My question is this: when you hear the phrase “flu-like symptoms” on an injury report in sports, would something like this qualify, or do you have to actually have the flu? I’m assuming it’s the latter, but if that’s the case, why not just say “[Player] is questionable with the flu?”
Big Sloppy: P.S. I have no idea why the hell that image would come from Brazzers. Never even heard of the site, is it a wrestling fan page?
Sweaty: Favorite Raw memory:
Big Sloppy: Orton’s facial hair grows in slightly better than Joe Dirt’s. Also, he’s pretty boring as a face.
Sweaty: I for one can’t wait for Orton to “coil up”. God, I hate that so much.
Cy: OMG OMG OMG OMG. Viper is going to murder him. Hopefully for real
Big Sloppy: But Sarge, The Rock is going to rhyme the word “balls” with something and then compare Punk to a cartoon character. This is better than a Led Zep reunion.

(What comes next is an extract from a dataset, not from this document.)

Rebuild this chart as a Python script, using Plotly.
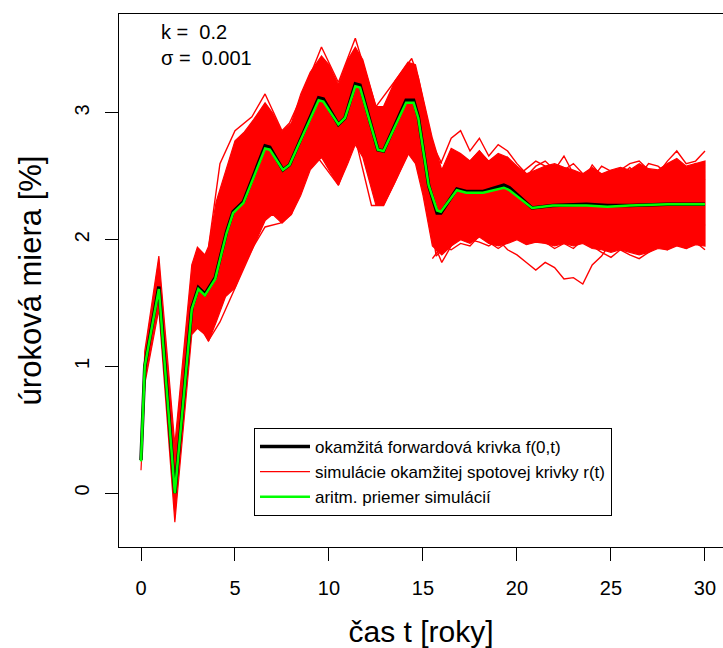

Sweaty: Bring back the blue cage please.
Sgt. Hammerclaw: Are people really excited about this Rock concert? I assume the answer is yes, to which I would respond with a simple question: why?
Big Sloppy: I know a lot of people love JBL on the mic. I’m not a big fan. If JR doesn’t make an appearance. I’ll riot. By eating copious amounts of BBQ. (I’ve tried his BBQ sauce btw. It’s ok. His jerky is great.)
Cy: ‘A smart man like myself’ means that I’m going to make Vince more money and keep my job.
Sweaty: Yeah, Big Show, show us your balls!
Sgt. Hammerclaw: I didn’t know that he won it either. I absolutely love the fact that Del Rio is a face now, though. This guy cracks me up.
Big Sloppy: Face turn = losing the car intro? Boo.
Sgt. Hammerclaw: Big Show’s excellent job security makes everybody in the United States inferior to him? Shit. He’s right.
Big Sloppy: Wait, what? Alberto Del Rio won the Heavyweight Title? I really have to start catching the “B” show sometime.
Sarge: They’re doing an entire Rock Concert? Well, that should give me plenty of time to complain about how his presence ruins all the momentum that CM Punk generates. Looking forward to it!
Big Sloppy: From the first ever RAW – HBK vs Max Moon
Sarge: Dolph and Cena?! Brilliant! How do they come up with stuff?
Sweaty: Could’ve done without the Nickelback intro, WWE.
Sweaty: OH MAH GAWD ALL THE OLD INTROS!
Big Sloppy: Aww shit OLD SCHOOL RAW intros! If it’s one thing WWE does well, it’s video montages.
Sweaty: I’m streaming it, so I get the UK broadcast. I will make fun of commercials you guys won’t be privy to.
Sarge: Unfortunately, I think you’re probably right. That said, I watched the nWo documentary on Netflix over the weekend. I must say, anytime Virgil was on screen, it brought a smile to my face.
The Slop Says: Raw coming from Houston tonight? I’m sure we’ll see some Texans in the front row. Not like they have practice tomorrow or anything.
Sarge: Oh man. Wheel of Fortune is wrapping up. Pat just asked the contestant – in his U.S. Naval uniform – who was out there with him in the audience tonight. The answer was “nobody.”
That was uncomfortable. Let’s get this thing started.
Sweaty: Something tells me that Virgil won’t be joining us here, or on the TV tonight.